Toews and Kopitar do it all for Blackhawks and Kings

Kings' Anze Kopitar controls the puck against Jonathan Toews during Game 1. The two stars will be...

Kings' Anze Kopitar controls the puck against Jonathan Toews during Game 1. The two stars will be back at each other tonight. (AFP)

ROBERT TYCHKOWSKI, QMI Agency

, Last Updated: 10:28 PM ET

CHICAGO - High octane offence is great in the regular season, it sells tickets and brings people out of their seats, but playing both ends of the ice is what gets it done in the playoffs.

So it’s no coincidence that a battle between the two best teams in the NHL features a battle between the two most complete players in the game.

Jonathan Toews and Anze Kopitar can deliver the thrills when they need to, but goals and assists are only a fraction of what makes them so valuable to the Chicago Blackhawks and Los Angeles Kings.

And their head-to-head match-up in the Western Conference final, that resumes with Game 2 on Wednesday, is going to be an epic game-within-the-game that might just decide the series.

“The best way to explain Kopi is he’s just a complete hockey player,” said Kings captain Dustin Brown. “If the best play is to shoot, he’s generally shooting. If the best play is to pass he’s passing.

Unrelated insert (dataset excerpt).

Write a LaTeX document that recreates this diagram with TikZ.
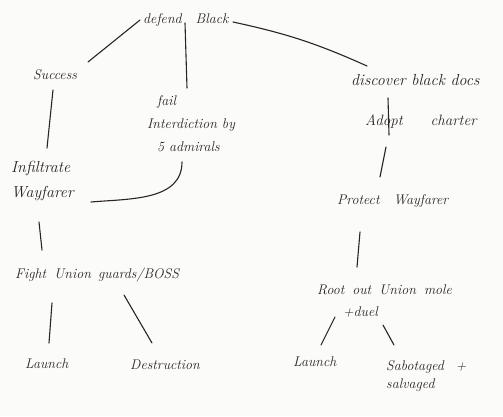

“And there are things he does that you just can’t teach. All those top players, there’s a reason they’re top players. They do things you can’t teach.”

Toews is one of those top players Brown is talking about and still admits Kopitar is a serious handful.

“He’s not easy to play against,” said the two-time Cup champion, who held Kopitar pointless in Game 1. “He’s good on draws, he’s tough to defend, he’s big and strong and protects the puck well and he’s got good vision.

“He knows where to find his linemates, even if he’s got his back to the play. The best way to really play defence against him is to try and keep him in his own zone, but easier said than done.”

Asked if he enjoys the challenge, Toews simply shrugged and said: “Someone’s got to do it.”

And if you’re Chicago, Captain Serious is the guy you want in charge of the job.

Jonathan Toews,” said Los Angeles coach Darryl Sutter. “He is the best two‑way player in the National Hockey League.”

Nobody knows this more than the team he helped eliminate in last year’s conference final.

“Offensively he’s obviously a really good player,” added Kings defence man Drew Doughty. “And I think he has more heart than a lot of players and that’s what separates him. Skill wise he’s got it all.

“Kopi has to win that battle if we want to win the series. There are so many other battles, entire team, goalie vs. goalie, but obviously we have to pay special attention to Toews, he’s their leader, probably their best player. We need Kopi’s line to outplay that line.”

But if anyone is up for staring down Toews at both ends of the ice, Doughty says it’s Kopitar.

“He’s one of the top five defensive centres in the league,” said Doughty. “Kopi does it all for us. When we need to win a series and we need to win big games he’s one of the guys we look upon to do it.”

Maybe that’s why more Selke nominees have appeared in the final four over the last decade than Hart Trophy nominees.


“They play the full 200-foot game, every situation,” said Kings centre Jarret Stoll. “They’re on penalty kill, they’re blocking shots. The Hart Trophy guys are usually in the top five in scoring, that’s great, it helps win games, too, but putting the whole package together helps the overall team game and the overall team game is what wins in the playoffs.”

It takes a willingness to be that kind of player, though.

“A lot of guys don’t want to come back and play below the goal line and battle and make plays and take hits,” said Stoll. “And then have to drive the net at the other end and make plays on that side of the puck, too.”

Toews does it for one simple reason: “It just came from being a competitive player and just wanting to win games at whatever cost.”

GET OUT, KINGS!

With a major shortage of hotel rooms in Chicago this week, the Kings actually had to check out of their original digs and split into two separate locations after Game 1 — players in one, suits and trainers in the other.

It’s not the first time they’ve been rousted by a convention. Last year a Star Trek gathering had them packing up and moving in mid-series, too.

“That was in my age group,” grinned head coach Darryl Sutter, one of the few people in his dressing room who remembers the original series. “A lot of our players didn’t know who all those guys walking around in blue-and-gold tights were.

“That’s what happens in the playoffs. You don’t know your schedule, especially with the city being so busy and conventions going on. We talked about it before we got here; we knew we were changing hotels.

“We’re not a team that’s bothered by it.”